Shown above is the fast Fourier transform (FFT) for a 1kHz input sinewave stimulus, measured at the output across an 8-ohm load at 10W. We see that the second harmonic, at 2kHz, is at -70dBrA, or 0.03%, while the third and fourth harmonics, at 3kHz and 4kHz, are at -80 dBrA, or 0.01%. Higher-order signal harmonics are also visible but at lower amplitudes. Below 1kHz, we see noise artifacts, with the worst-case peak at 120Hz (second harmonic of the 60Hz fundamental) at -100dBrA, or 0.001%. Other multiples of the fundamental noise harmonic (*e.g.*, 60Hz, 180Hz, 240Hz, etc), as well as IMD products, are visible below -100dBrA.

**FFT spectrum – 50Hz**

Shown above is the FFT for a 50Hz input sine-wave stimulus measured at the output across an 8-ohm load at 10W. The X axis is zoomed in from 40Hz to 1kHz, so that peaks from noise artifacts can be directly compared against peaks from the harmonics of the signal.
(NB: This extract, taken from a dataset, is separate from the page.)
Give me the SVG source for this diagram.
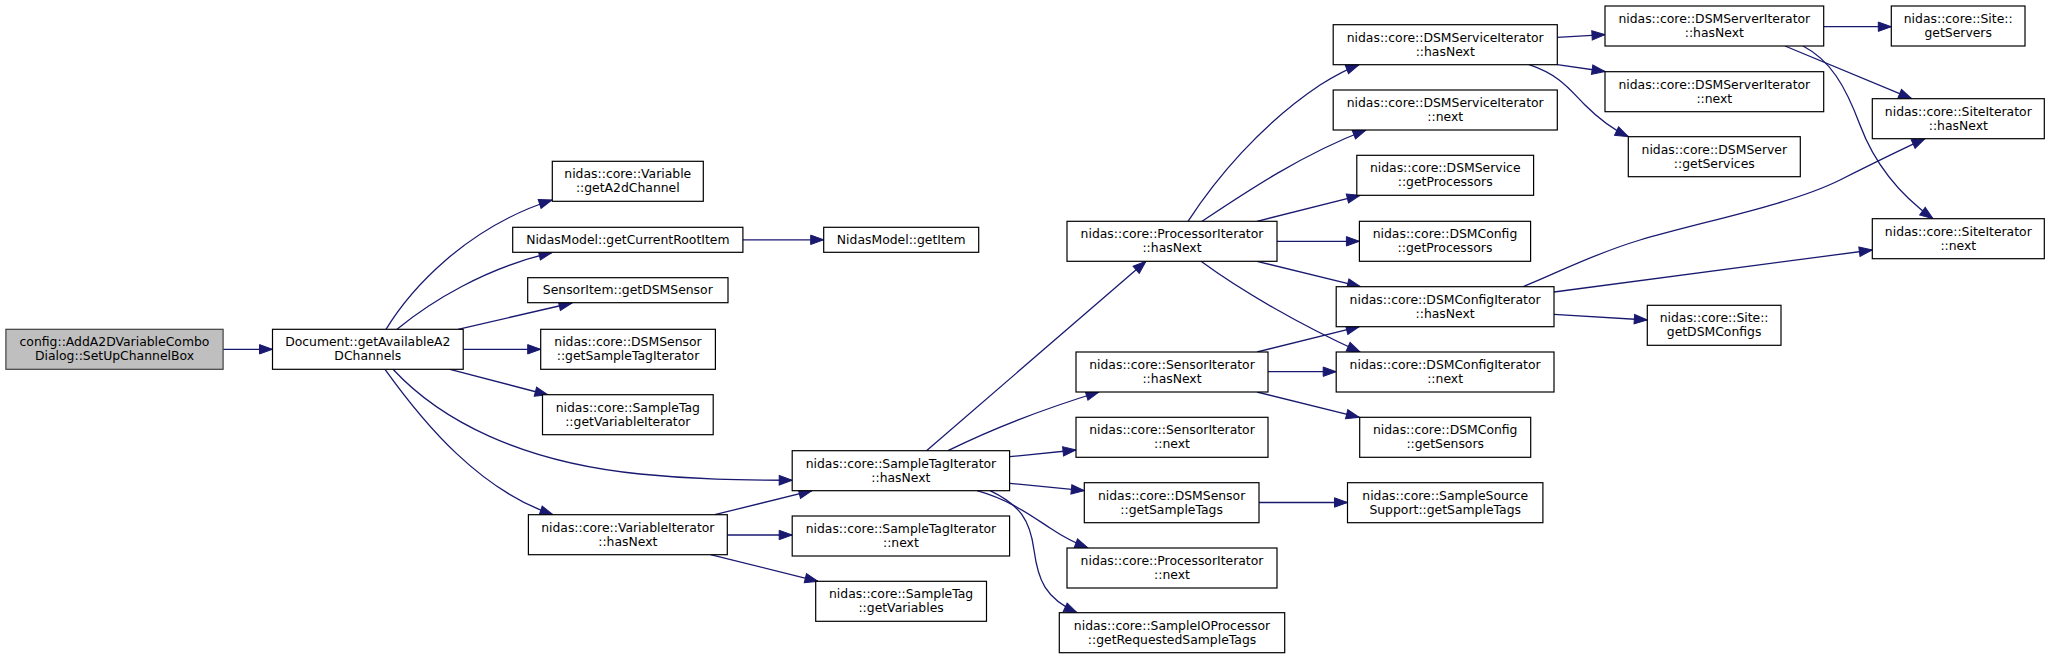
<svg xmlns="http://www.w3.org/2000/svg" width="2051" height="659" viewBox="0 0 2051 659">
<style>
.n rect{fill:#ffffff;stroke:#000000;stroke-width:1.2}
.n.root rect{fill:#bfbfbf;stroke:#404040}
.n text{font-family:"DejaVu Sans","Liberation Sans",sans-serif;font-size:12.4px;fill:#000;text-anchor:middle}
.e path{fill:none;stroke:#191970;stroke-width:1.3;marker-end:url(#arr)}
</style>
<defs>
<marker id="arr" markerUnits="userSpaceOnUse" markerWidth="14" markerHeight="10" refX="13" refY="4.7" orient="auto" viewBox="0 0 14 10" overflow="visible">
<path d="M0,0 L13,4.7 L0,9.4 z" fill="#191970" stroke="#191970" stroke-width="1"/>
</marker>
</defs>
<rect width="2051" height="659" fill="#ffffff"/>
<g id="connectors" class="e">
<path d="M223,349.3 L272.5,349.3"/>
<path d="M386,329.3 C410,290 465,228 552,200"/>
<path d="M397,329.3 C430,302 485,268 552,252.5"/>
<path d="M458,329.3 L572,303"/>
<path d="M463.2,349.3 L540.7,349.3"/>
<path d="M450,369.3 L548,395"/>
<path d="M393,369.3 C440,420 520,462 640,474 C700,480 740,480 792.2,480.3"/>
<path d="M385,369.3 C425,425 480,490 553,514.7"/>
<path d="M742.9,239.8 L823.7,239.8"/>
<path d="M714.7,514.7 L812,490.7"/>
<path d="M727.3,535 L792.2,535"/>
<path d="M710.5,554.7 L818,581.3"/>
<path d="M926.5,450.7 L1146,261.3"/>
<path d="M948,450.7 C990,430 1040,410 1099,392"/>
<path d="M1009.6,456.7 L1076,450"/>
<path d="M1009.6,483.3 L1084.3,490.7"/>
<path d="M977,490.7 C1010,500 1030,515 1050,528 C1065,538 1075,543 1088,548"/>
<path d="M990,490.7 C1020,505 1030,520 1034,550 C1038,580 1045,598 1077,612.7"/>
<path d="M1188,221.3 C1215,180 1260,125 1320,85 C1333,77 1345,70 1359,64.7"/>
<path d="M1202,221.3 C1240,196 1300,155 1366,130"/>
<path d="M1257,221.3 L1360,195.3"/>
<path d="M1277,241.3 L1359.4,241.3"/>
<path d="M1257,261.3 L1360.4,286.7"/>
<path d="M1201,261.3 C1240,290 1300,325 1360,352"/>
<path d="M1257,352 L1359.3,326.7"/>
<path d="M1268,371.7 L1336.2,371.7"/>
<path d="M1257,392 L1359.3,417.3"/>
<path d="M1259,502.5 L1347.5,502.5"/>
<path d="M1557.3,37.3 L1605,34.7"/>
<path d="M1557.3,64.7 L1605,71.5"/>
<path d="M1529,64.7 C1560,75 1570,90 1585,105 C1598,118 1610,128 1628.3,136.7"/>
<path d="M1823.7,26.7 L1891.3,26.7"/>
<path d="M1785,46 L1911.7,98.7"/>
<path d="M1803,46 C1830,60 1845,85 1860,125 C1875,165 1900,195 1933,218.7"/>
<path d="M1523,286.7 C1560,272 1590,255 1640,240 C1700,222 1790,205 1840,180 C1870,165 1900,150 1925,138.7"/>
<path d="M1554,292 L1872.3,250"/>
<path d="M1554,314.3 L1647.3,320"/>
</g>
<g id="n1" class="n root"><rect x="5.9" y="329.3" width="217.2" height="40"/><text x="114.5" y="346.1">config::AddA2DVariableCombo</text><text x="114.5" y="360.1">Dialog::SetUpChannelBox</text></g>
<g id="n2" class="n"><rect x="272.5" y="329.3" width="190.7" height="40"/><text x="367.8" y="346.1">Document::getAvailableA2</text><text x="367.8" y="360.1">DChannels</text></g>
<g id="n3" class="n"><rect x="552.3" y="161.3" width="151" height="40"/><text x="627.8" y="178.1">nidas::core::Variable</text><text x="627.8" y="192.1">::getA2dChannel</text></g>
<g id="n4" class="n"><rect x="512.7" y="227.3" width="230.2" height="25"/><text x="627.8" y="243.8">NidasModel::getCurrentRootItem</text></g>
<g id="n5" class="n"><rect x="527.7" y="277.7" width="200.3" height="25"/><text x="627.8" y="294.2">SensorItem::getDSMSensor</text></g>
<g id="n6" class="n"><rect x="540.7" y="329.3" width="174.7" height="40"/><text x="628" y="346.1">nidas::core::DSMSensor</text><text x="628" y="360.1">::getSampleTagIterator</text></g>
<g id="n7" class="n"><rect x="542.5" y="394.7" width="170.7" height="40"/><text x="627.8" y="411.5">nidas::core::SampleTag</text><text x="627.8" y="425.5">::getVariableIterator</text></g>
<g id="n8" class="n"><rect x="528.4" y="514.7" width="198.9" height="40"/><text x="627.8" y="531.5">nidas::core::VariableIterator</text><text x="627.8" y="545.5">::hasNext</text></g>
<g id="n9" class="n"><rect x="823.7" y="227.3" width="155" height="25"/><text x="901.2" y="243.8">NidasModel::getItem</text></g>
<g id="n10" class="n"><rect x="792.2" y="450.7" width="217.4" height="40"/><text x="900.9" y="467.5">nidas::core::SampleTagIterator</text><text x="900.9" y="481.5">::hasNext</text></g>
<g id="n11" class="n"><rect x="792.2" y="516" width="217.4" height="40"/><text x="900.9" y="532.8">nidas::core::SampleTagIterator</text><text x="900.9" y="546.8">::next</text></g>
<g id="n12" class="n"><rect x="815.7" y="581.3" width="170.8" height="40"/><text x="901.1" y="598.1">nidas::core::SampleTag</text><text x="901.1" y="612.1">::getVariables</text></g>
<g id="n13" class="n"><rect x="1067" y="221.3" width="210" height="40"/><text x="1172" y="238.1">nidas::core::ProcessorIterator</text><text x="1172" y="252.1">::hasNext</text></g>
<g id="n14" class="n"><rect x="1076" y="352" width="192" height="40"/><text x="1172" y="368.8">nidas::core::SensorIterator</text><text x="1172" y="382.8">::hasNext</text></g>
<g id="n15" class="n"><rect x="1076" y="417.3" width="192" height="40"/><text x="1172" y="434.1">nidas::core::SensorIterator</text><text x="1172" y="448.1">::next</text></g>
<g id="n16" class="n"><rect x="1084.3" y="482.7" width="174.7" height="40"/><text x="1171.6" y="499.5">nidas::core::DSMSensor</text><text x="1171.6" y="513.5">::getSampleTags</text></g>
<g id="n17" class="n"><rect x="1067" y="548" width="210" height="40"/><text x="1172" y="564.8">nidas::core::ProcessorIterator</text><text x="1172" y="578.8">::next</text></g>
<g id="n18" class="n"><rect x="1059.3" y="612.7" width="225.4" height="40"/><text x="1172" y="629.5">nidas::core::SampleIOProcessor</text><text x="1172" y="643.5">::getRequestedSampleTags</text></g>
<g id="n19" class="n"><rect x="1333.2" y="24.7" width="224.1" height="40"/><text x="1445.2" y="41.5">nidas::core::DSMServiceIterator</text><text x="1445.2" y="55.5">::hasNext</text></g>
<g id="n20" class="n"><rect x="1333.2" y="90" width="224.1" height="40"/><text x="1445.2" y="106.8">nidas::core::DSMServiceIterator</text><text x="1445.2" y="120.8">::next</text></g>
<g id="n21" class="n"><rect x="1356.8" y="155.3" width="176.8" height="40"/><text x="1445.2" y="172.1">nidas::core::DSMService</text><text x="1445.2" y="186.1">::getProcessors</text></g>
<g id="n22" class="n"><rect x="1359.4" y="221.3" width="171.2" height="40"/><text x="1445" y="238.1">nidas::core::DSMConfig</text><text x="1445" y="252.1">::getProcessors</text></g>
<g id="n23" class="n"><rect x="1336.2" y="286.7" width="217.8" height="40"/><text x="1445.1" y="303.5">nidas::core::DSMConfigIterator</text><text x="1445.1" y="317.5">::hasNext</text></g>
<g id="n24" class="n"><rect x="1336.2" y="352" width="217.8" height="40"/><text x="1445.1" y="368.8">nidas::core::DSMConfigIterator</text><text x="1445.1" y="382.8">::next</text></g>
<g id="n25" class="n"><rect x="1359.7" y="417.3" width="171" height="40"/><text x="1445.2" y="434.1">nidas::core::DSMConfig</text><text x="1445.2" y="448.1">::getSensors</text></g>
<g id="n26" class="n"><rect x="1347.5" y="482.7" width="195.4" height="40"/><text x="1445.2" y="499.5">nidas::core::SampleSource</text><text x="1445.2" y="513.5">Support::getSampleTags</text></g>
<g id="n27" class="n"><rect x="1605" y="6" width="218.7" height="40"/><text x="1714.3" y="22.8">nidas::core::DSMServerIterator</text><text x="1714.3" y="36.8">::hasNext</text></g>
<g id="n28" class="n"><rect x="1605" y="71.7" width="218.7" height="40"/><text x="1714.3" y="88.5">nidas::core::DSMServerIterator</text><text x="1714.3" y="102.5">::next</text></g>
<g id="n29" class="n"><rect x="1628.3" y="136.7" width="172" height="40"/><text x="1714.3" y="153.5">nidas::core::DSMServer</text><text x="1714.3" y="167.5">::getServices</text></g>
<g id="n30" class="n"><rect x="1647.3" y="305.3" width="133.7" height="40"/><text x="1714.1" y="322.1">nidas::core::Site::</text><text x="1714.1" y="336.1">getDSMConfigs</text></g>
<g id="n31" class="n"><rect x="1891.3" y="6" width="133.7" height="40"/><text x="1958.2" y="22.8">nidas::core::Site::</text><text x="1958.2" y="36.8">getServers</text></g>
<g id="n32" class="n"><rect x="1872.3" y="98.7" width="172" height="40"/><text x="1958.3" y="115.5">nidas::core::SiteIterator</text><text x="1958.3" y="129.5">::hasNext</text></g>
<g id="n33" class="n"><rect x="1872.3" y="218.7" width="172" height="40"/><text x="1958.3" y="235.5">nidas::core::SiteIterator</text><text x="1958.3" y="249.5">::next</text></g>
</svg>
The second (100Hz) and third harmonic (150Hz) of the 50Hz signal are at -70dBrA and -80dBrA respectively, or 0.03% and 0.01%. The peaks from noise harmonics are between -130dBrA and -100dBrA, or 0.00003% and 0.001%.

**Intermodulation distortion FFT (18kHz + 19kHz summed stimulus)**

Shown above is the FFT of the intermodulation (IMD) products for an 18kHz + 19kHz summed sinewave stimulus tone at the balanced input. The input RMS values are set at -6.02dBrA so that, if summed for a mean frequency of 18.5kHz, would yield 10W (0dBrA) into 8 ohms at the output. We find that the second-order modulation product (*i.e.*, the difference signal of 1kHz) is at -75dBrA, or 0.02%, while the third-order modulation products, at 17kHz and 20kHz, are near -85dBrA, or 0.006%.

**Square-wave response (10kHz)**

Above is the 10kHz square-wave response of the m1000 into 8 ohms. Due to limitations inherent to the Audio Precision APx555 B Series analyzer, this graph should not be used to infer or extrapolate the m1000’s slew-rate performance. Rather, it should be seen as a qualitative representation of the m1000’s somewhat limited bandwidth. An ideal square wave can be represented as the sum of a sine wave and an infinite series of its odd-order harmonics (*e.g.*, 10kHz + 30kHz + 50kHz + 70kHz . . .). A limited bandwidth will show only the sum of the lower-order harmonics, which may result in noticeable undershoot and/or overshoot, and softening of the edges and corners. The m1000’s reproduction of the square wave is clean, but with some softening of the edges and corners.

**Damping factor vs. frequency (20Hz to 20kHz)**

The final plot above is the damping factor (8 ohms) of the m2000 as a function of frequency. Between 20Hz and 2kHz, the damping factor is fairly constant at near 140. Above 2kHz, the damping factor dips down to just below 60 at 20kHz.